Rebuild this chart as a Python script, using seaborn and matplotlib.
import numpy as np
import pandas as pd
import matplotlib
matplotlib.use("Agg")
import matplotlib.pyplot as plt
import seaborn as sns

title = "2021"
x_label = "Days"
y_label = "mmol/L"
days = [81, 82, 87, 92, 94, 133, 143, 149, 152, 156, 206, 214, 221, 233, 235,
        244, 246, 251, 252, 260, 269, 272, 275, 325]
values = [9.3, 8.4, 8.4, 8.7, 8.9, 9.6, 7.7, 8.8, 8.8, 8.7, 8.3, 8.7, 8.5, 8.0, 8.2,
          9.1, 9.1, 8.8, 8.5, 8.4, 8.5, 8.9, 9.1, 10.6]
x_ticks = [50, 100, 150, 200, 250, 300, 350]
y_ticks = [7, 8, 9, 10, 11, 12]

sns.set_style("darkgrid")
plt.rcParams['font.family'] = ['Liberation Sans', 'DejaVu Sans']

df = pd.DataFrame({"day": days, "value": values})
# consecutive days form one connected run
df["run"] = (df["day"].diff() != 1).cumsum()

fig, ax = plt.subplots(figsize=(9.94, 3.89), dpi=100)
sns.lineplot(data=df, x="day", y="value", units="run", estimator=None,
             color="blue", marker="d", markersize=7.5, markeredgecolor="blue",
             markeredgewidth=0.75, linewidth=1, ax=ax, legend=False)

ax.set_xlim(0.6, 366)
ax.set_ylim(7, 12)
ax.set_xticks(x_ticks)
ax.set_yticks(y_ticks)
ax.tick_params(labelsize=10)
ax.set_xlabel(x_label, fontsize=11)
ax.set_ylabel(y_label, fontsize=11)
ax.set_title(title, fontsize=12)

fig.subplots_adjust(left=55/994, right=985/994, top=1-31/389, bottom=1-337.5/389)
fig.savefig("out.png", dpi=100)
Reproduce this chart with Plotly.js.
+---+
▶ [Short task]: Reproduce each line verbatim.

▶ [Solved exercise]:
Rebuild this chart as a Python script, using seaborn and matplotlib.
import numpy as np
import pandas as pd
import matplotlib
matplotlib.use("Agg")
import matplotlib.pyplot as plt
import seaborn as sns

title = "2021"
x_label = "Days"
y_label = "mmol/L"
days = [81, 82, 87, 92, 94, 133, 143, 149, 152, 156, 206, 214, 221, 233, 235,
        244, 246, 251, 252, 260, 269, 272, 275, 325]
values = [9.3, 8.4, 8.4, 8.7, 8.9, 9.6, 7.7, 8.8, 8.8, 8.7, 8.3, 8.7, 8.5, 8.0, 8.2,
          9.1, 9.1, 8.8, 8.5, 8.4, 8.5, 8.9, 9.1, 10.6]
x_ticks = [50, 100, 150, 200, 250, 300, 350]
y_ticks = [7, 8, 9, 10, 11, 12]

sns.set_style("darkgrid")
plt.rcParams['font.family'] = ['Liberation Sans', 'DejaVu Sans']

df = pd.DataFrame({"day": days, "value": values})
# consecutive days form one connected run
df["run"] = (df["day"].diff() != 1).cumsum()

fig, ax = plt.subplots(figsize=(9.94, 3.89), dpi=100)
sns.lineplot(data=df, x="day", y="value", units="run", estimator=None,
             color="blue", marker="d", markersize=7.5, markeredgecolor="blue",
             markeredgewidth=0.75, linewidth=1, ax=ax, legend=False)

ax.set_xlim(0.6, 366)
ax.set_ylim(7, 12)
ax.set_xticks(x_ticks)
ax.set_yticks(y_ticks)
ax.tick_params(labelsize=10)
ax.set_xlabel(x_label, fontsize=11)
ax.set_ylabel(y_label, fontsize=11)
ax.set_title(title, fontsize=12)

fig.subplots_adjust(left=55/994, right=985/994, top=1-31/389, bottom=1-337.5/389)
fig.savefig("out.png", dpi=100)
Reproduce this chart with Plotly.js.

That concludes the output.